#### Problem requirements:
Only the lines from the beginning of the entries through the one with "const yTicksF = [0,0.5,1.0,1.5];" should be written out, please, exactly and without any pictures.

#### Source data:

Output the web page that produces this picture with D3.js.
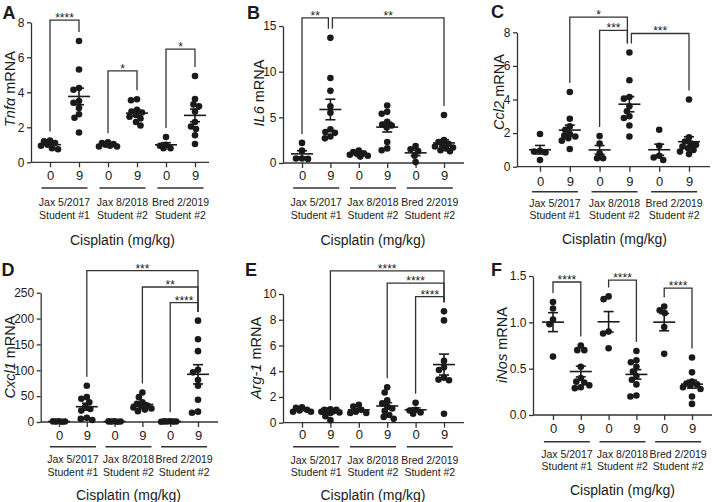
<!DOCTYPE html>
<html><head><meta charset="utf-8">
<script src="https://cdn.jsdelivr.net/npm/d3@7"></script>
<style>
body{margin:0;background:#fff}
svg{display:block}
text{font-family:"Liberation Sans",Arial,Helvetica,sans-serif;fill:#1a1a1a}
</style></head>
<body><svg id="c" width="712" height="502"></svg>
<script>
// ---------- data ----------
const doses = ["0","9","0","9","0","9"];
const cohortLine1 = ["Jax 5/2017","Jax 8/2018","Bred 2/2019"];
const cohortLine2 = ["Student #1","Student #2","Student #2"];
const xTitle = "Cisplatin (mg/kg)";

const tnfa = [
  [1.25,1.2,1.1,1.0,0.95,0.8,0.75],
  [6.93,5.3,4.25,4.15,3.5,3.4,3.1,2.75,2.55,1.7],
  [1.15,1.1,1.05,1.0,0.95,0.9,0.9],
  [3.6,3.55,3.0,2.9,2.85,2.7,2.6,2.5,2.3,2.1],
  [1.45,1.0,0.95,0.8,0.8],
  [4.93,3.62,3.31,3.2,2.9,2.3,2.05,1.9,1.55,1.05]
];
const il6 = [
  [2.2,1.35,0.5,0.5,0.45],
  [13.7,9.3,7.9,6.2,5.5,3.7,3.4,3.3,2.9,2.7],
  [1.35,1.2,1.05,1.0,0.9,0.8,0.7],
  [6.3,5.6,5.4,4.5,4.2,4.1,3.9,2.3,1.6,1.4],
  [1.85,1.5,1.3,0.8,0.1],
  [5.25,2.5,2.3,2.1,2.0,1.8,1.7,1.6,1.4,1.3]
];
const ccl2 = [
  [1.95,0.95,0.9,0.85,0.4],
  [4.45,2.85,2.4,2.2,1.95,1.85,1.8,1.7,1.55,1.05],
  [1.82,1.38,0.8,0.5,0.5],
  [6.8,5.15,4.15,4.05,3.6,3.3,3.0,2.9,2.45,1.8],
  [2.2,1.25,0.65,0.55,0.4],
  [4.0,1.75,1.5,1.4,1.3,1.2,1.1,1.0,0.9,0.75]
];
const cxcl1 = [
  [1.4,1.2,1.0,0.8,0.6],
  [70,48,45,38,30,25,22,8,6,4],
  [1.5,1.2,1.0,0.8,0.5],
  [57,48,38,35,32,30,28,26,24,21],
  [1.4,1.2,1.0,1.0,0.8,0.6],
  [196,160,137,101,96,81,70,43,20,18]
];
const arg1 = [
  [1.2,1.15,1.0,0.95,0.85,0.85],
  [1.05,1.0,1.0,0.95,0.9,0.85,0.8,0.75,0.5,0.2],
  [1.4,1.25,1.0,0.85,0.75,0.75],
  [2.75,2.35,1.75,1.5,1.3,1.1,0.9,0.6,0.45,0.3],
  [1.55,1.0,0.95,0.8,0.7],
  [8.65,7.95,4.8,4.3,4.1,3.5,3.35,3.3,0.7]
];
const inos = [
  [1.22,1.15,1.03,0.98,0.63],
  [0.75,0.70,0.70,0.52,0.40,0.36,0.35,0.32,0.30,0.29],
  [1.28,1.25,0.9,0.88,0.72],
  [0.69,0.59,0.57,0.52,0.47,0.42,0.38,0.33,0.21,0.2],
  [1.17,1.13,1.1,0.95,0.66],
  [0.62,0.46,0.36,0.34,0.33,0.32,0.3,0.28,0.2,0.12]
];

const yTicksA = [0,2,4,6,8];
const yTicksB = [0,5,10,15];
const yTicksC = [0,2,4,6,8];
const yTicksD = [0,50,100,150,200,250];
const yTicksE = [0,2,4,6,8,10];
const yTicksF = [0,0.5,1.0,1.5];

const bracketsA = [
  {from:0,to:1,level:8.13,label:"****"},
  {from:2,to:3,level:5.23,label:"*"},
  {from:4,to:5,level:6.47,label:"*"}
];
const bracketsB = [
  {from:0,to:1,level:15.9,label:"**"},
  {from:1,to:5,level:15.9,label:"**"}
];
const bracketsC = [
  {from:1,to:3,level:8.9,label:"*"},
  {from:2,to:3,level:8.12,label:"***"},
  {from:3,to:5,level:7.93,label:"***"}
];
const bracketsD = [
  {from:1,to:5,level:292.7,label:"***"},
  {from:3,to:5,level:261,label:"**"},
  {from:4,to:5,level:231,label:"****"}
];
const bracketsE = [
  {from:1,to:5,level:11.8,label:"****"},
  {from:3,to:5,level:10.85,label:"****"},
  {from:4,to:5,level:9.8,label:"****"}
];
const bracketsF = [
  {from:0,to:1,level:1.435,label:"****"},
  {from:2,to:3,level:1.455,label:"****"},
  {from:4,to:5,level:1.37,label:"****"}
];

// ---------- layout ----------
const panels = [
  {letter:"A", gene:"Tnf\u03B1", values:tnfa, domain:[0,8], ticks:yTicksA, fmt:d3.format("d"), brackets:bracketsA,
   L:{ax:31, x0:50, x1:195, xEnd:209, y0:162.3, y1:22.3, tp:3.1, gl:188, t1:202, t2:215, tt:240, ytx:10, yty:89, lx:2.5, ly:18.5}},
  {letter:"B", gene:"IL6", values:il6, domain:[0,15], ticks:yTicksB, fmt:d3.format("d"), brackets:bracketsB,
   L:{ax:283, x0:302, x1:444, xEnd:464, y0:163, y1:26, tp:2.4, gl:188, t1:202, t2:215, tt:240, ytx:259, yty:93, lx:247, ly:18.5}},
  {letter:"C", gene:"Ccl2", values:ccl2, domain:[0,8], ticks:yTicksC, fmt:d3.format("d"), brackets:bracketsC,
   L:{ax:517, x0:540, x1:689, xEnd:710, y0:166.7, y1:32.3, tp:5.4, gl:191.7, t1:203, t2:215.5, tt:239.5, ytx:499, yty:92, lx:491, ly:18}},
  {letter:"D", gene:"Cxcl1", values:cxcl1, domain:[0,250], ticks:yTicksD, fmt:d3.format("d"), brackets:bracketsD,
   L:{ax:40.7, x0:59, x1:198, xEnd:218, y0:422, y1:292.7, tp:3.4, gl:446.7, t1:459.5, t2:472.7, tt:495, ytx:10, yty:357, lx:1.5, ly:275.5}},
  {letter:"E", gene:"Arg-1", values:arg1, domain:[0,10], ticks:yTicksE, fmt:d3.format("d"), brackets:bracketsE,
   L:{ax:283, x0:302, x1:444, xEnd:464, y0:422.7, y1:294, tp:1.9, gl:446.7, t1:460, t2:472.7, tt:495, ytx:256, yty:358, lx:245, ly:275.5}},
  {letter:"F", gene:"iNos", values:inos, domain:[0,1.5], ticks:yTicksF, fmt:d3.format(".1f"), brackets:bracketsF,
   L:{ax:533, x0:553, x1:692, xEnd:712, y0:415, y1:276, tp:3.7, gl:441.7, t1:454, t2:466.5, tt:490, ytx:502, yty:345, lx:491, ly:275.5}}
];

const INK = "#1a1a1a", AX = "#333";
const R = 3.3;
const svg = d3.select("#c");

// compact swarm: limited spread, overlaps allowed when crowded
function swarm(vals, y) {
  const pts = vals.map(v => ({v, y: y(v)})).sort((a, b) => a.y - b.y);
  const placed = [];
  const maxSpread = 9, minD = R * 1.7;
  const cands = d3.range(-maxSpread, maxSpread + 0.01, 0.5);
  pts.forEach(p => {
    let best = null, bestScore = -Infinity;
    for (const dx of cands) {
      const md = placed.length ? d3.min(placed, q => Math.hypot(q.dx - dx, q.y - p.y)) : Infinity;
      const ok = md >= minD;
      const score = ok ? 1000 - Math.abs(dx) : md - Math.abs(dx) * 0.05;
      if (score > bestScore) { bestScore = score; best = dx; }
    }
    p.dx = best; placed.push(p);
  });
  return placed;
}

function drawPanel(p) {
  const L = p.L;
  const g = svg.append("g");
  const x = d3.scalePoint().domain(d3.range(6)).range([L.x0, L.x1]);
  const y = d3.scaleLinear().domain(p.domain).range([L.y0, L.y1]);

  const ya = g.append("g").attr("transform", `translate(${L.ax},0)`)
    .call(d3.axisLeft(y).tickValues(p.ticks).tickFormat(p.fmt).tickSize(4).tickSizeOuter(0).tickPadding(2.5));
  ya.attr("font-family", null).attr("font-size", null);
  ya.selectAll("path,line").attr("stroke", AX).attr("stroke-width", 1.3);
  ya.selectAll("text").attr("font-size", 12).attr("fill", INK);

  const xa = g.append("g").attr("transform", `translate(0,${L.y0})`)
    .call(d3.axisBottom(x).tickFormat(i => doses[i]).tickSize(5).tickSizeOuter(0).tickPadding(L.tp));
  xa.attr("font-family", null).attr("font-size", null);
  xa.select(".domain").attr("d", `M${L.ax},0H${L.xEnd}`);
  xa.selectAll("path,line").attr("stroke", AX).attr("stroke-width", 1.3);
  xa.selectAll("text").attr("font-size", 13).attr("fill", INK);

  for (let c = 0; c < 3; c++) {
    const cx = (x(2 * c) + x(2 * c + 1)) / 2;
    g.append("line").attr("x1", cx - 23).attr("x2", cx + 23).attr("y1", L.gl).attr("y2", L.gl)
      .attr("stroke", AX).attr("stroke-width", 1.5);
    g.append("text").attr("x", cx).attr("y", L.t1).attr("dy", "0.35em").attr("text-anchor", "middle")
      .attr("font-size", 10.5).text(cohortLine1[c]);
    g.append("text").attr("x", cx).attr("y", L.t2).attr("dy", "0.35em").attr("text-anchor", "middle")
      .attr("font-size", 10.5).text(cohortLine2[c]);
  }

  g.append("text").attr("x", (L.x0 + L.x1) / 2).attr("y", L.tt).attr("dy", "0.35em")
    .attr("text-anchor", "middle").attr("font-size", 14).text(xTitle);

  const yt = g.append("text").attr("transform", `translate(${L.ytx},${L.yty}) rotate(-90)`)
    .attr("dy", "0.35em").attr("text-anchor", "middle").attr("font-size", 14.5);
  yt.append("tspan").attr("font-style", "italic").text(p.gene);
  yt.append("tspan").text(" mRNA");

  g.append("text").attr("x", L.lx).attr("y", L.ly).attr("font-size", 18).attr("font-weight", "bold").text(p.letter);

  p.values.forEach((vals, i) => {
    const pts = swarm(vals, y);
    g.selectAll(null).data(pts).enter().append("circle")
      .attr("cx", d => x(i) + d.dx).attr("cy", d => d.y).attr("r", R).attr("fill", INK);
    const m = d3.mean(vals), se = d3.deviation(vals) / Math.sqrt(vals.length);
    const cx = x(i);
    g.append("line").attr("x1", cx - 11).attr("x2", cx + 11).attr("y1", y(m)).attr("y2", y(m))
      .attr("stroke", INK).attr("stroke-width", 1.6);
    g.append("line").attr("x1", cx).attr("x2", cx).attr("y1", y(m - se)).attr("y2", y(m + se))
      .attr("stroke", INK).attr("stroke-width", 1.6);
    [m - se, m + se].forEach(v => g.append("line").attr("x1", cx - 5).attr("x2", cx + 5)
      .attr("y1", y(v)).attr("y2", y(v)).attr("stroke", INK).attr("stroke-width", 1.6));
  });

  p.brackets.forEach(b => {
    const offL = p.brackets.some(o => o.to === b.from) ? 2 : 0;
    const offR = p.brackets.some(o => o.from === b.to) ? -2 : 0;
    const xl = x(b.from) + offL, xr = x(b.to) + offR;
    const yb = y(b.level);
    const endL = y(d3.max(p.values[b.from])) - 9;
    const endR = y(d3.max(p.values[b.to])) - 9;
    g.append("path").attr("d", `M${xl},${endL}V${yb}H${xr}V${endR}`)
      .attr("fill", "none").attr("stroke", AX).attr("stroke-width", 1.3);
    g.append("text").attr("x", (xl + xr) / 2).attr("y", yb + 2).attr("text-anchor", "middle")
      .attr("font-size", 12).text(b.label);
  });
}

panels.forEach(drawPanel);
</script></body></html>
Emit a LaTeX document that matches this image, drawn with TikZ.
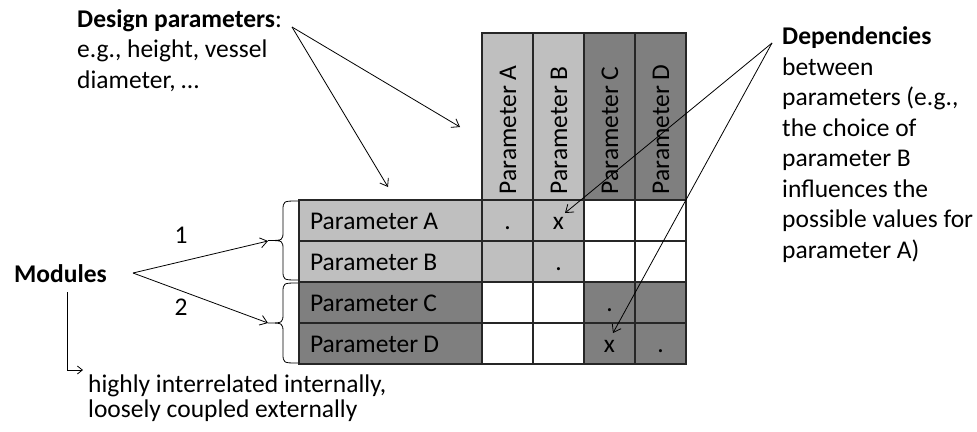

#### Answer to the problem:
Output the web page that produces this picture with D3.js.
<!DOCTYPE html>
<html><head><meta charset="utf-8">
<script src="https://cdn.jsdelivr.net/npm/d3@7"></script>
<style>
body{margin:0;background:#fff}
svg{display:block}
text{font-family:"Liberation Sans",Arial,Helvetica,sans-serif;fill:#1a1a1a}
</style></head>
<body><svg id="c" width="712" height="502"></svg>
<script>
// ---------- data ----------
const doses = ["0","9","0","9","0","9"];
const cohortLine1 = ["Jax 5/2017","Jax 8/2018","Bred 2/2019"];
const cohortLine2 = ["Student #1","Student #2","Student #2"];
const xTitle = "Cisplatin (mg/kg)";

const tnfa = [
  [1.25,1.2,1.1,1.0,0.95,0.8,0.75],
  [6.93,5.3,4.25,4.15,3.5,3.4,3.1,2.75,2.55,1.7],
  [1.15,1.1,1.05,1.0,0.95,0.9,0.9],
  [3.6,3.55,3.0,2.9,2.85,2.7,2.6,2.5,2.3,2.1],
  [1.45,1.0,0.95,0.8,0.8],
  [4.93,3.62,3.31,3.2,2.9,2.3,2.05,1.9,1.55,1.05]
];
const il6 = [
  [2.2,1.35,0.5,0.5,0.45],
  [13.7,9.3,7.9,6.2,5.5,3.7,3.4,3.3,2.9,2.7],
  [1.35,1.2,1.05,1.0,0.9,0.8,0.7],
  [6.3,5.6,5.4,4.5,4.2,4.1,3.9,2.3,1.6,1.4],
  [1.85,1.5,1.3,0.8,0.1],
  [5.25,2.5,2.3,2.1,2.0,1.8,1.7,1.6,1.4,1.3]
];
const ccl2 = [
  [1.95,0.95,0.9,0.85,0.4],
  [4.45,2.85,2.4,2.2,1.95,1.85,1.8,1.7,1.55,1.05],
  [1.82,1.38,0.8,0.5,0.5],
  [6.8,5.15,4.15,4.05,3.6,3.3,3.0,2.9,2.45,1.8],
  [2.2,1.25,0.65,0.55,0.4],
  [4.0,1.75,1.5,1.4,1.3,1.2,1.1,1.0,0.9,0.75]
];
const cxcl1 = [
  [1.4,1.2,1.0,0.8,0.6],
  [70,48,45,38,30,25,22,8,6,4],
  [1.5,1.2,1.0,0.8,0.5],
  [57,48,38,35,32,30,28,26,24,21],
  [1.4,1.2,1.0,1.0,0.8,0.6],
  [196,160,137,101,96,81,70,43,20,18]
];
const arg1 = [
  [1.2,1.15,1.0,0.95,0.85,0.85],
  [1.05,1.0,1.0,0.95,0.9,0.85,0.8,0.75,0.5,0.2],
  [1.4,1.25,1.0,0.85,0.75,0.75],
  [2.75,2.35,1.75,1.5,1.3,1.1,0.9,0.6,0.45,0.3],
  [1.55,1.0,0.95,0.8,0.7],
  [8.65,7.95,4.8,4.3,4.1,3.5,3.35,3.3,0.7]
];
const inos = [
  [1.22,1.15,1.03,0.98,0.63],
  [0.75,0.70,0.70,0.52,0.40,0.36,0.35,0.32,0.30,0.29],
  [1.28,1.25,0.9,0.88,0.72],
  [0.69,0.59,0.57,0.52,0.47,0.42,0.38,0.33,0.21,0.2],
  [1.17,1.13,1.1,0.95,0.66],
  [0.62,0.46,0.36,0.34,0.33,0.32,0.3,0.28,0.2,0.12]
];

const yTicksA = [0,2,4,6,8];
const yTicksB = [0,5,10,15];
const yTicksC = [0,2,4,6,8];
const yTicksD = [0,50,100,150,200,250];
const yTicksE = [0,2,4,6,8,10];
const yTicksF = [0,0.5,1.0,1.5];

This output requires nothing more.